If there was a reason for the delay, it was probably the pattern in which the old Veterans Committee tended to exclude owners, for back in the day, general managers made the big decisions while owners, well, owned. But after talk of George Steinbrenner being considered for inclusion, there was suddenly the realization that you could hardly have one without the other. For it was George Steinbrenner who liked to say, “buying the Yankees was like buying the Mona Lisa.” And if that was true, then Jake Ruppert was Leonardo Da Vinci – the man who created it.

It was in 1915, the year Jake’s father died, that he not only became head of the brewery (one of the largest in America), but decided to buy the Yankees along with a partner, Tillinghast L’Hommedieu Huston (who sold his half to Ruppert in 1923). The cost was $480,000. In truth, Ruppert had hoped for some time to buy the New York Giants, the more popular team in town. But settling for the Yankees, a pennantless team through its first 12 seasons, he set out to make them greater than the Giants. And his big move was of course, the purchase of Ruth prior to the 1920 season.

Not everyone thought this a brilliant idea. While no doubt “box office” magic, many derided his style of long-ball play, which almost mocked the traditional deadball style of moving runners along a base at a time. The game of Ty Cobb and Honus Wagner was good enough for them.

Ruppert knew that Ruth, while often a disciplinary problem, would bring enormous attention and box office power to his franchise. In Babe’s second year with the team, the Yankees won their first American League pennant and first of three in a row. It had taken them 19 seasons to hoist a flag, and by then they were outdrawing the Giants in the park they shared, the Polo Grounds. The Giants suggested they find their own place.

So Ruppert acquired land across the Harlem River in the Bronx, and proceeded to build Yankee Stadium, choosing to ignore the obvious advertising advantage that his own name on the park would yield for his brewery. While it wasn’t the first ballpark in the US to be called a “stadium” (many football fields, starting with Harvard, were already stadiums, Griffith Park in Washington had become Griffith Stadium a year earlier, and Giants owner John Brush had unsuccessfully tried to rename the Polo Grounds Brush Stadium), it was the first in baseball that truly merited the title.

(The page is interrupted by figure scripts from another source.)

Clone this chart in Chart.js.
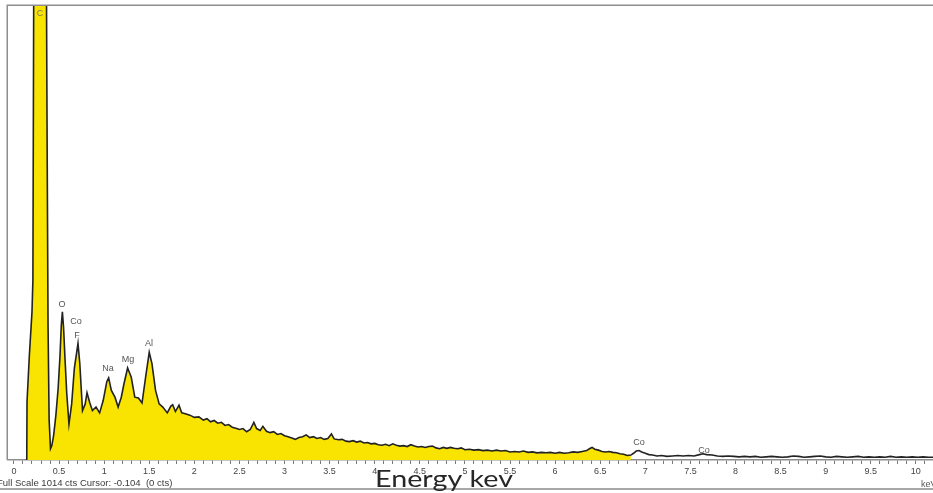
<!DOCTYPE html>
<html>
<head>
<meta charset="utf-8">
<script src="https://cdn.jsdelivr.net/npm/chart.js@4.4.1/dist/chart.umd.min.js"></script>
<style>
  html, body { margin: 0; padding: 0; background: #ffffff; overflow: hidden; }
  canvas { display: block; }
</style>
</head>
<body>
<canvas id="spectrum" width="933" height="493"></canvas>
<script>
// EDS spectrum: energy (keV) and counts per channel
const energyKeV = [
  0.142, 0.145, 0.17, 0.20, 0.21, 0.22, 0.25, 0.28, 0.32, 0.355,
  0.368, 0.378, 0.39, 0.405, 0.42, 0.44, 0.465, 0.49, 0.51, 0.525,
  0.537, 0.55, 0.565, 0.585, 0.61, 0.64, 0.67, 0.71, 0.73, 0.76,
  0.79, 0.81, 0.84, 0.87, 0.91, 0.95, 0.99, 1.03, 1.05, 1.08,
  1.12, 1.155, 1.19, 1.22, 1.26, 1.30, 1.34, 1.38, 1.42, 1.46,
  1.50, 1.53, 1.57, 1.61, 1.65, 1.70, 1.74, 1.76, 1.79, 1.83,
  1.86, 1.90, 1.95, 2.00,
  2.05, 2.10, 2.14, 2.18, 2.22, 2.26, 2.30, 2.34, 2.38, 2.42,
  2.46, 2.50, 2.54, 2.58, 2.62, 2.66, 2.69, 2.73, 2.76, 2.80,
  2.84, 2.88, 2.92, 2.96, 3.00, 3.04, 3.08, 3.12, 3.16, 3.20,
  3.24, 3.28, 3.32, 3.36, 3.40, 3.44, 3.48, 3.52, 3.55, 3.60,
  3.64, 3.68, 3.72, 3.76, 3.80, 3.84, 3.88, 3.92, 3.96, 4.00,
  4.04, 4.08, 4.12, 4.16, 4.20, 4.24, 4.28, 4.32, 4.36, 4.40,
  4.44, 4.48, 4.52, 4.56, 4.60, 4.64, 4.68, 4.72, 4.76, 4.80,
  4.84, 4.88, 4.92, 4.96, 5.00, 5.05, 5.10, 5.15, 5.20, 5.25,
  5.30, 5.35, 5.40, 5.45, 5.50, 5.55, 5.60, 5.65, 5.70, 5.75,
  5.80, 5.85, 5.90, 5.95, 6.00, 6.05, 6.10, 6.15, 6.20, 6.25,
  6.30, 6.35, 6.38, 6.41, 6.44, 6.48, 6.52, 6.56, 6.60, 6.64,
  6.68, 6.72, 6.76, 6.80, 6.84, 6.87, 6.90, 6.93, 6.96, 7.00,
  7.04, 7.08, 7.13, 7.18, 7.24, 7.30, 7.36, 7.42, 7.48, 7.54,
  7.60, 7.64, 7.68, 7.74, 7.80, 7.86, 7.92, 7.98, 8.04, 8.10,
  8.16, 8.22, 8.28, 8.34, 8.40, 8.46, 8.52, 8.58, 8.64, 8.70,
  8.76, 8.82, 8.88, 8.94, 9.00, 9.06, 9.12, 9.18, 9.24, 9.30,
  9.36, 9.42, 9.48, 9.54, 9.60, 9.66, 9.72, 9.78, 9.84, 9.90,
  9.96, 10.02, 10.08, 10.14, 10.20
];

const counts = [
  0, 130, 230, 330, 400, 1100, 1500, 1600, 1500, 1300,
  700, 300, 90, 25, 32, 55, 100, 160, 230, 300,
  330, 295, 230, 150, 80, 125, 205, 260, 215, 110,
  125, 150, 128, 110, 118, 105, 133, 175, 183, 155,
  140, 118, 140, 170, 205, 185, 140, 138, 127, 185,
  240, 215, 155, 125, 118, 105, 120, 123, 108, 122,
  105, 103, 100, 95,
  96, 89, 92, 85, 88, 82, 84, 77, 79, 73,
  71, 68, 70, 63, 68, 84, 70, 66, 75, 64,
  61, 63, 57, 59, 54, 52, 49, 46, 50, 52,
  56, 50, 52, 48, 50, 46, 48, 58, 47, 45,
  46, 42, 41, 43, 40, 42, 38, 39, 36, 37,
  34, 33, 35, 32, 36, 33, 31, 32, 30, 34,
  31, 29, 30, 28, 30, 31, 27, 25, 28, 26,
  28, 26, 25, 27, 23, 24, 22, 23, 21, 22,
  20, 22, 20, 21, 18, 19, 18, 20, 17, 18,
  16, 17, 16, 17, 15, 17, 15, 16, 18, 17,
  19, 21, 25, 28, 24, 22, 19, 18, 19, 17,
  16, 14, 13, 10, 11, 15, 20, 21, 18, 15,
  12, 11, 9, 10, 8, 9, 10, 9, 10, 9,
  12, 14, 12, 11, 9, 8, 9, 8, 7, 8,
  7, 8, 6, 7, 8, 7, 6, 7, 9, 8,
  6, 7, 8, 9, 7, 6, 8, 7, 6, 7,
  8, 6, 7, 6, 7, 6, 8, 6, 7, 6,
  7, 6, 7, 6, 6
];

// Full-scale count and the upper end of the highlighted (filled) energy window
const fullScaleCounts = 1014;
const highlightEndKeV = 6.85;
const cursorKeV = -0.104;
const cursorCounts = 0;

// Element identification markers: name, energy, and level (counts) for the tag
const peakNames  = ['C', 'O', 'Co', 'F', 'Na', 'Mg', 'Al', 'Co', 'Co'];
const peakEnergy = [0.288, 0.532, 0.687, 0.698, 1.042, 1.264, 1.497, 6.93, 7.65];
const peakLevel  = [995, 346, 308, 277, 203, 225, 259, 38, 22];

const spectrumPoints = energyKeV.map((e, i) => ({ x: e, y: counts[i] }));
const highlightPoints = spectrumPoints.filter(p => p.x <= highlightEndKeV);

// Frame, element tags and the footer texts
const decorations = {
  id: 'decorations',
  afterDraw(chart) {
    const { ctx, chartArea: a, scales } = chart;
    ctx.save();

    // plot frame (left and top)
    ctx.strokeStyle = '#8e8e8e';
    ctx.lineWidth = 1.5;
    ctx.beginPath();
    ctx.moveTo(a.left - 0.75, a.bottom);
    ctx.lineTo(a.left - 0.75, a.top + 0.25);
    ctx.lineTo(a.right, a.top + 0.25);
    ctx.stroke();

    // element tags
    ctx.font = '9px "Liberation Sans", Arial, sans-serif';
    ctx.textAlign = 'center';
    ctx.textBaseline = 'middle';
    peakNames.forEach((name, i) => {
      ctx.fillStyle = i === 0 ? '#7d7560' : '#555555';
      ctx.fillText(name, scales.x.getPixelForValue(peakEnergy[i]), scales.y.getPixelForValue(peakLevel[i]));
    });

    // status line
    ctx.textAlign = 'left';
    ctx.textBaseline = 'alphabetic';
    ctx.fillStyle = '#3a3a3a';
    ctx.font = '9.5px "Liberation Sans", Arial, sans-serif';
    ctx.fillText('Full Scale ' + fullScaleCounts + ' cts Cursor: ' + cursorKeV.toFixed(3) + '  (' + cursorCounts + ' cts)', -3, 486);

    // unit at the end of the axis
    ctx.font = '9px "Liberation Sans", Arial, sans-serif';
    ctx.fillStyle = '#555555';
    ctx.fillText('keV', 921, 487);

    // bottom rule
    ctx.strokeStyle = '#a8a8a8';
    ctx.lineWidth = 2;
    ctx.beginPath();
    ctx.moveTo(0, 489);
    ctx.lineTo(chart.width, 489);
    ctx.stroke();

    // axis caption
    const caption = 'Energy kev';
    ctx.font = '23px Lato, "Open Sans", sans-serif';
    ctx.fillStyle = '#262626';
    const w = ctx.measureText(caption).width;
    const targetW = 138;
    ctx.translate(375, 487);
    ctx.scale(targetW / w, 1);
    ctx.fillText(caption, 0, 0);

    ctx.restore();
  }
};

new Chart(document.getElementById('spectrum'), {
  type: 'line',
  data: {
    datasets: [
      {
        data: spectrumPoints,
        borderColor: '#222222',
        borderWidth: 1.6,
        pointRadius: 0,
        fill: false,
        tension: 0,
        order: 0
      },
      {
        data: highlightPoints,
        borderWidth: 0,
        borderColor: 'rgba(0,0,0,0)',
        backgroundColor: '#f8e400',
        pointRadius: 0,
        fill: 'origin',
        tension: 0,
        order: 1
      }
    ]
  },
  options: {
    responsive: false,
    animation: false,
    events: [],
    layout: { padding: { left: 8, top: 5, right: 0, bottom: 0 } },
    plugins: { legend: { display: false }, tooltip: { enabled: false } },
    scales: {
      x: {
        type: 'linear',
        min: -0.066,
        max: 10.19,
        afterFit(scale) { scale.height = 33; },
        border: { display: true, color: '#8e8e8e', width: 1.5 },
        grid: { drawOnChartArea: false, drawTicks: true, tickLength: 4, color: '#7a7a7a', lineWidth: 1 },
        ticks: {
          stepSize: 0.1,
          autoSkip: false,
          includeBounds: false,
          maxRotation: 0,
          minRotation: 0,
          padding: 2,
          color: '#444444',
          font: { family: '"Liberation Sans", Arial, sans-serif', size: 9 },
          callback(v) {
            const h = Math.round(v * 2);
            if (Math.abs(v * 2 - h) > 1e-6) return '';
            return String(h / 2);
          }
        }
      },
      y: { display: false, min: 0, max: fullScaleCounts }
    }
  },
  plugins: [decorations]
});
</script>
</body>
</html>
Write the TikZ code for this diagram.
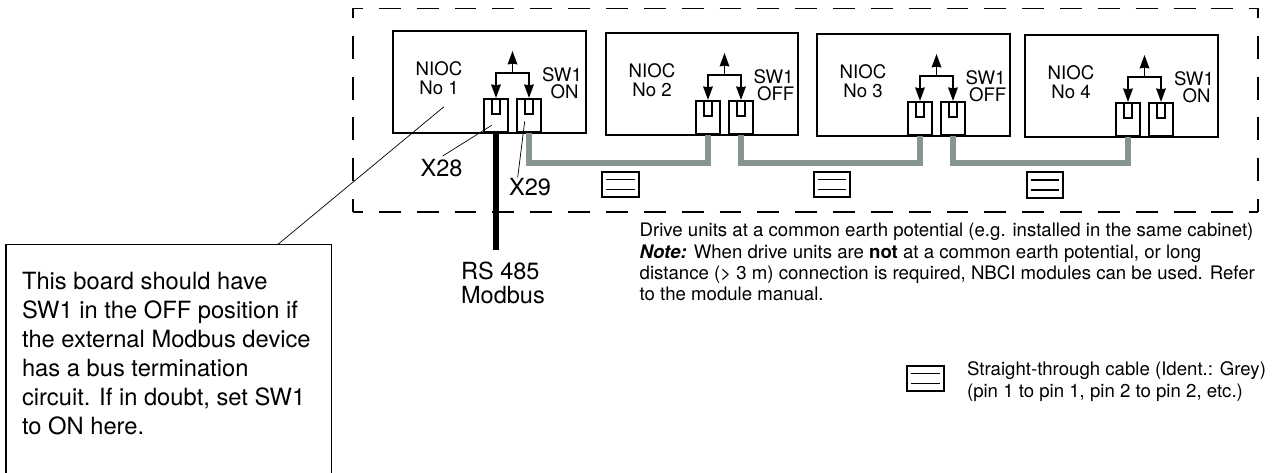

It was majestic, magnificent, and signaled the start of new era for baseball, one which would allow 60,000 seat facilities because the ability to draw that many at one time now existed. It was also the first triple-decked stadium in the country, although the Yankees had to insist it was really double-decked with a mezzanine in between, to accommodate building codes.

That Ruppert achieved such great success in his baseball career was especially admirable because of the odds he had to overcome. As the owner of the team from 1915 until he died in 1939, he first had to endure prejudice against German-Americans at the time of World War I, then prohibition, which cut to the heart of his income from the brewery, and then the Great Depression, which kept the baseball industry from growing, no matter how much Ruppert was elevating the value of his Yankee franchise.

While Barrow deservedly gets credit for the great moves that built the Yankee dynasty, it was Ruppert who hired Miller Huggins to manager the team before Barrow arrived. The Colonel overcame the objections of Huston, who preferred Wilbert Robinson. Huggins turned out to be just fine, winning six pennants in the 1920s, handling Ruth (as best as he could), and developing Lou Gehrig from a raw college player into a star nearly equal to the Babe.

Ruppert brought Barrow to New York as his general manager (business manager), the very man who had managed Ruth in Boston and converted him into an outfielder after a great pitching career. Another fine hire. Barrow proved to be a baseball genius, whose oversight allowed Ruppert to focus on the big ticket items – like Ruth’s annual contract, or his major part in the hiring of a Commissioner (Judge Landis), or his oversight of the construction of Yankee Stadium. He signed off on the hiring of McCarthy and on the signing of DiMaggio when other teams backed off.

Eventually, he liked to say, a good day at the ballpark was seeing his Yankees score 10 runs in the first inning and then slowly pull away.

Ruppert lived the life of a wealthy baron of his time. He had his mansion on Fifth Avenue, a country estate in Garrison, New York, exotic hobbies, real estate holdings, and the financing of adventures like Admiral Perry’s exploration of the South Pole. He collected rare books, raised show dogs and monkeys, belonged to all the best yacht clubs, and took annual sabbaticals in French Lick, Indiana for spa getaways. He never married, but would leave a third of his team to his frequent companion, Helen “Winnie” Wyant, who served as hostess when guests were accommodated at one of his homes. He had an on-again, off-again German accept despite being born in New York, and the seriousness of the accent would rise and fall depending on whether there was any temper behind it.

Ruppert died the year the Hall of Fame was dedicated in Cooperstown, 1939. Ruth, whom he always called “Root” with the accent, visited him on his deathbed at his Fifth Avenue home on his last day. It had been five years since Babe played for him, and their parting had not been pleasant, over the matter of Ruth wishing to manage the team. But on the last tearful deathbed scene, Ruppert’s oxygen tank removed, he looked up at the big fellow and whispered, “Babe….”

For a soap opera finish to a life well led, it was an apt farewell.